Como alternativa de detecção rápida, foram mencionados sensores em desenvolvimento, como um canudo criado pela Universidade da Paraíba que muda de cor em contato com a substância.
Questionado sobre a segurança em bares e restaurantes de Mato Grosso, o professor foi cauteloso. “Infelizmente não tem como colocar a mão no fogo por ninguém”, disse, explicando que até mesmo o dono de um estabelecimento pode ser enganado ao adquirir um lote de bebidas de uma marca conhecida, mas que foi adulterada na cadeia de distribuição.
A recomendação para os empresários do setor é desconfiar de ofertas muito vantajosas. “O barato sai caro”, resumiu. Manter fornecedores de confiança é a principal medida de segurança neste momento. Adquirir um produto pela metade do preço, mesmo de uma marca famosa, deve acender um alerta.
Para o poder público, Aquino recomendou uma ação de fiscalização ágil, com coleta de amostras em supermercados e distribuidoras para análise em laboratórios certificados. “O que importa é o impacto na população”, frisou, defendendo que a prioridade deve ser identificar e retirar os produtos contaminados de circulação, em vez de focar apenas na investigação da origem criminosa.
A própria UFMT, segundo ele, possui equipamentos e pessoal qualificado para realizar as análises, mas o processo para prestar esse serviço à comunidade enfrenta barreiras burocráticas que precisariam ser superadas com celeridade diante da urgência da situação.
Ao final da entrevista, o professor apresentou seu projeto de divulgação científica, o "Ciência sem Moagem", que busca traduzir o conhecimento científico para uma linguagem acessível ao grande público através das redes sociais e de um livro recém-lançado. “Evitar, né? As trevas da ignorância, como eu sempre falo, é necessário”, concluiu, defendendo a ciência como uma ferramenta essencial para a transformação da sociedade.
Sobre casos de intoxicação por metanol no Brasil
O esquema de falsificação de bebidas alcoólicas com metanol se tornou uma grave crise de saúde pública no Brasil, com a maioria dos casos concentrados no estado de São Paulo.
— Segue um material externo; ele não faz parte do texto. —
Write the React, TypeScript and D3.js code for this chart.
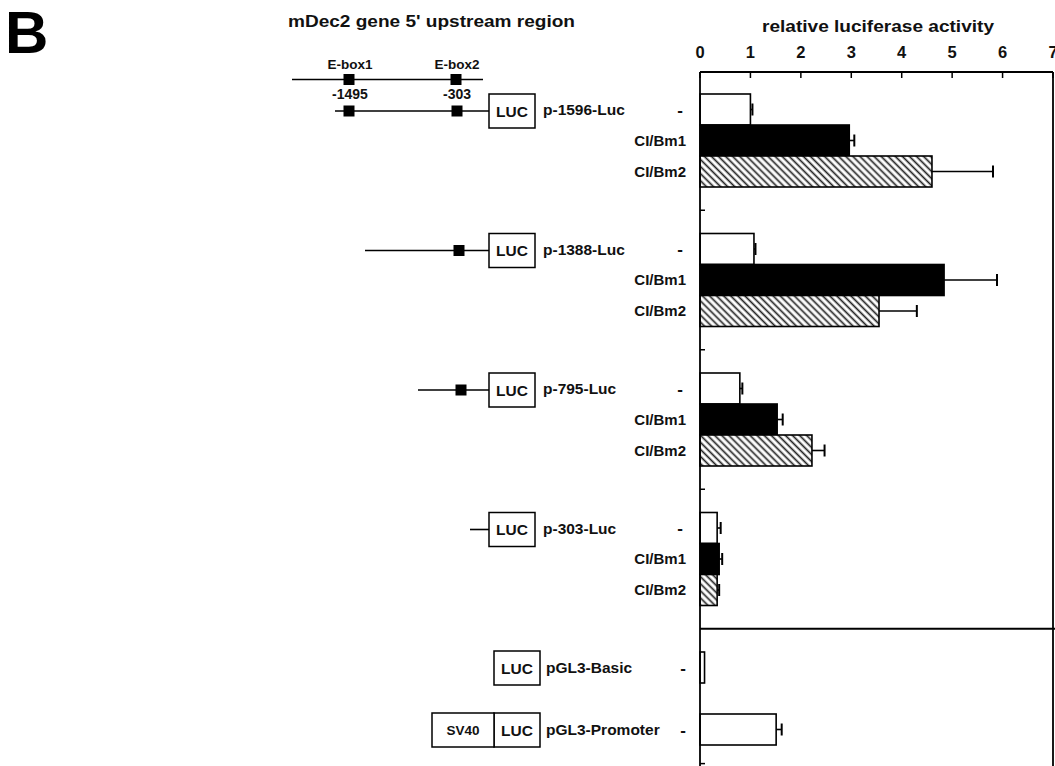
import React from "react";
import * as d3 from "d3";

// ---- data ----
const axisTicks = [0, 1, 2, 3, 4, 5, 6, 7];
const treatments = ["-", "CI/Bm1", "CI/Bm2"];
const constructs = ["p-1596-Luc", "p-1388-Luc", "p-795-Luc", "p-303-Luc"];
const meanNone = [1.0, 1.07, 0.79, 0.34];
const errNone = [0.04, 0.03, 0.05, 0.07];
const meanBm1 = [2.96, 4.84, 1.53, 0.38];
const errBm1 = [0.1, 1.05, 0.11, 0.06];
const meanBm2 = [4.6, 3.55, 2.22, 0.34];
const errBm2 = [1.21, 0.75, 0.25, 0.04];
const controls = ["pGL3-Basic", "pGL3-Promoter"];
const controlMean = [0.09, 1.51];
const controlErr = [0, 0.11];
// schematic promoter diagram (units left of the LUC box)
const lineStartUnits = [154, 124, 71, 19];
const eboxUnits = [[140, 32], [30], [28], []];
const overviewEboxLabels = ["E-box1", "E-box2"];
const overviewPositions = ["-1495", "-303"];
const overviewEboxUnits = [140, 33];

const FONT = "'Liberation Sans', Arial, Helvetica, sans-serif";

export default function App() {
  const x = d3.scaleLinear().domain([0, 7]).range([700, 1053]);
  // slot scale: one slot = one bar height
  const slot = d3.scaleLinear().domain([0, 1]).range([94, 125]);
  const barH = slot(1) - slot(0);
  const groupStart = (g: number) => g * 4.5;
  const controlSlots = [18, 20];
  const dividerSlot = 17.25;
  const leftTickSlots = [3.75, 8.25, 12.75, 21.6];

  const series = [
    { mean: meanNone, err: errNone, fill: "#fff" },
    { mean: meanBm1, err: errBm1, fill: "#000" },
    { mean: meanBm2, err: errBm2, fill: "url(#hatch)" },
  ];

  const diag = d3.scaleLinear().domain([0, 1]).range([489, 488]); // units -> px, leftward
  const boxW = 46;
  const boxH = 34;

  const bars: React.ReactNode[] = [];
  const labels: React.ReactNode[] = [];
  constructs.forEach((c, g) => {
    series.forEach((s, k) => {
      const y0 = slot(groupStart(g) + k);
      const v = s.mean[g];
      const e = s.err[g];
      const cy = y0 + barH / 2;
      bars.push(
        <g key={`b${g}${k}`}>
          <rect x={x(0)} y={y0} width={x(v) - x(0)} height={barH} fill={s.fill} stroke="#000" strokeWidth={1.6} />
          {e > 0 && (
            <>
              <line x1={x(v)} x2={x(v + e)} y1={cy} y2={cy} stroke="#000" strokeWidth={1.6} />
              <line x1={x(v + e)} x2={x(v + e)} y1={cy - 6} y2={cy + 6} stroke="#000" strokeWidth={2} />
            </>
          )}
        </g>
      );
      labels.push(
        <text key={`t${g}${k}`} x={k === 0 ? 680 : 686} y={cy} dy="0.36em" textAnchor={k === 0 ? "middle" : "end"}
          fontSize={k === 0 ? 17 : 15} fontWeight="bold">{treatments[k]}</text>
      );
    });
    const cy = slot(groupStart(g)) + barH / 2;
    const ly = cy + 1.5;
    labels.push(
      <g key={`d${g}`}>
        <line x1={diag(lineStartUnits[g])} x2={diag(0)} y1={ly} y2={ly} stroke="#000" strokeWidth={1.6} />
        {eboxUnits[g].map((u, i) => (
          <rect key={i} x={diag(u) - 5.5} y={ly - 5.5} width={11} height={11} fill="#000" />
        ))}
        <rect x={diag(0)} y={ly - boxH / 2} width={boxW} height={boxH} fill="#fff" stroke="#000" strokeWidth={1.5} />
        <text x={diag(0) + boxW / 2} y={ly} dy="0.36em" textAnchor="middle" fontSize={15.5} fontWeight="bold">LUC</text>
        <text x={543} y={cy} dy="0.36em" fontSize={15.5} fontWeight="bold">{c}</text>
      </g>
    );
  });

  controls.forEach((c, i) => {
    const y0 = slot(controlSlots[i]);
    const v = controlMean[i];
    const e = controlErr[i];
    const cy = y0 + barH / 2;
    bars.push(
      <g key={`c${i}`}>
        <rect x={x(0)} y={y0} width={x(v) - x(0)} height={barH} fill="#fff" stroke="#000" strokeWidth={1.6} />
        {e > 0 && (
          <>
            <line x1={x(v)} x2={x(v + e)} y1={cy} y2={cy} stroke="#000" strokeWidth={1.6} />
            <line x1={x(v + e)} x2={x(v + e)} y1={cy - 6} y2={cy + 6} stroke="#000" strokeWidth={2} />
          </>
        )}
      </g>
    );
    const by = cy + 0.5;
    labels.push(
      <g key={`cl${i}`}>
        <text x={683} y={cy} dy="0.36em" textAnchor="middle" fontSize={17} fontWeight="bold">-</text>
        <text x={546} y={cy} dy="0.36em" fontSize={15.5} fontWeight="bold">{c}</text>
        <rect x={494} y={by - boxH / 2} width={boxW} height={boxH} fill="#fff" stroke="#000" strokeWidth={1.5} />
        <text x={494 + boxW / 2} y={by} dy="0.36em" textAnchor="middle" fontSize={15.5} fontWeight="bold">LUC</text>
        {i === 1 && (
          <>
            <rect x={432} y={by - boxH / 2} width={494 - 432} height={boxH} fill="#fff" stroke="#000" strokeWidth={1.5} />
            <text x={463} y={by} dy="0.36em" textAnchor="middle" fontSize={13.5} fontWeight="bold">SV40</text>
          </>
        )}
      </g>
    );
  });

  const topY = 72;
  const bottomY = 800;

  return (
    <svg width={1055} height={766} style={{ display: "block", position: "absolute", left: 0, top: 0 }}
      fontFamily={FONT} fill="#111">
      <defs>
        <pattern id="hatch" patternUnits="userSpaceOnUse" width={5} height={5} patternTransform="rotate(-45)">
          <rect width={5} height={5} fill="#fff" />
          <line x1={2.5} y1={0} x2={2.5} y2={5} stroke="#222" strokeWidth={1.7} />
        </pattern>
      </defs>
      <rect width={1055} height={766} fill="#fff" />
      <text x={5} y={53} fontSize={60} fontWeight="bold" fill="#000">B</text>

      {/* titles */}
      <text x={288} y={27} fontSize={17} fontWeight="bold" textLength={287} lengthAdjust="spacingAndGlyphs">mDec2 gene 5' upstream region</text>
      <text x={762} y={32} fontSize={17} fontWeight="bold" textLength={232} lengthAdjust="spacingAndGlyphs">relative luciferase activity</text>

      {/* overview diagram */}
      <line x1={292} x2={483} y1={79.5} y2={79.5} stroke="#000" strokeWidth={1.6} />
      {overviewEboxUnits.map((u, i) => (
        <g key={i}>
          <rect x={diag(u) - 5.5} y={74} width={11} height={11} fill="#000" />
          <text x={diag(u) + 1} y={69} textAnchor="middle" fontSize={13.5} fontWeight="bold">{overviewEboxLabels[i]}</text>
          <text x={diag(u) + 1} y={99} textAnchor="middle" fontSize={14} fontWeight="bold">{overviewPositions[i]}</text>
        </g>
      ))}

      {/* top axis */}
      {axisTicks.map((t) => (
        <g key={t}>
          <text x={x(t)} y={58} textAnchor="middle" fontSize={16.5} fontWeight="bold">{t}</text>
          <line x1={x(t)} x2={x(t)} y1={topY} y2={topY + 6} stroke="#000" strokeWidth={1.5} />
        </g>
      ))}

      {bars}
      {labels}

      {/* frame */}
      <line x1={x(0)} x2={x(7)} y1={topY} y2={topY} stroke="#000" strokeWidth={1.8} />
      <line x1={x(0)} x2={x(0)} y1={topY} y2={bottomY} stroke="#000" strokeWidth={1.8} />
      <line x1={x(7)} x2={x(7)} y1={topY} y2={bottomY} stroke="#000" strokeWidth={1.8} />
      <line x1={x(0)} x2={1055} y1={slot(dividerSlot)} y2={slot(dividerSlot)} stroke="#000" strokeWidth={1.8} />
      {leftTickSlots.map((s) => (
        <line key={s} x1={x(0)} x2={x(0) + 5} y1={slot(s)} y2={slot(s)} stroke="#000" strokeWidth={1.5} />
      ))}
    </svg>
  );
}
De acordo com levantamentos de portais como G1, UOL e CNN Brasil, até o início de 2024, as autoridades de saúde paulistas confirmaram dezenas de internações e um número significativo de óbitos ligados diretamente ao consumo das bebidas contaminadas.
Investigações da Polícia Civil apontam para a participação do crime organizado, especialmente o PCC (Primeiro Comando da Capital), que estaria desviando metanol de uso industrial para adulterar bebidas de baixo custo, como uísques, vodcas e gins falsificados, vendidos principalmente em comunidades e adegas de periferia. A motivação seria o alto lucro obtido com a fraude.
O balanço oficial, atualizado nesta quarta-feira (29), registrou 59 pessoas intoxicadas e pelo menos 15 mortes confirmadas. Nove em São Paulo, três no Paraná e três em Pernambuco. Outros 9 óbitos estão sendo investigados, três em Pernambuco, dois no Paraná, um em Minas Gerais, um no Mato Grosso do Sul, e dois em São Paulo.
A situação levou o Ministério da Saúde a importar em caráter de urgência o antídoto fomepizol para tratar os pacientes. A polícia realizou diversas operações que resultaram na apreensão de milhares de litros de bebidas adulteradas e na prisão de suspeitos de envolvimento no esquema. O alerta permanece em nível nacional, com recomendação para que consumidores e comerciantes verifiquem a procedência das bebidas e desconfiem de preços muito abaixo do mercado.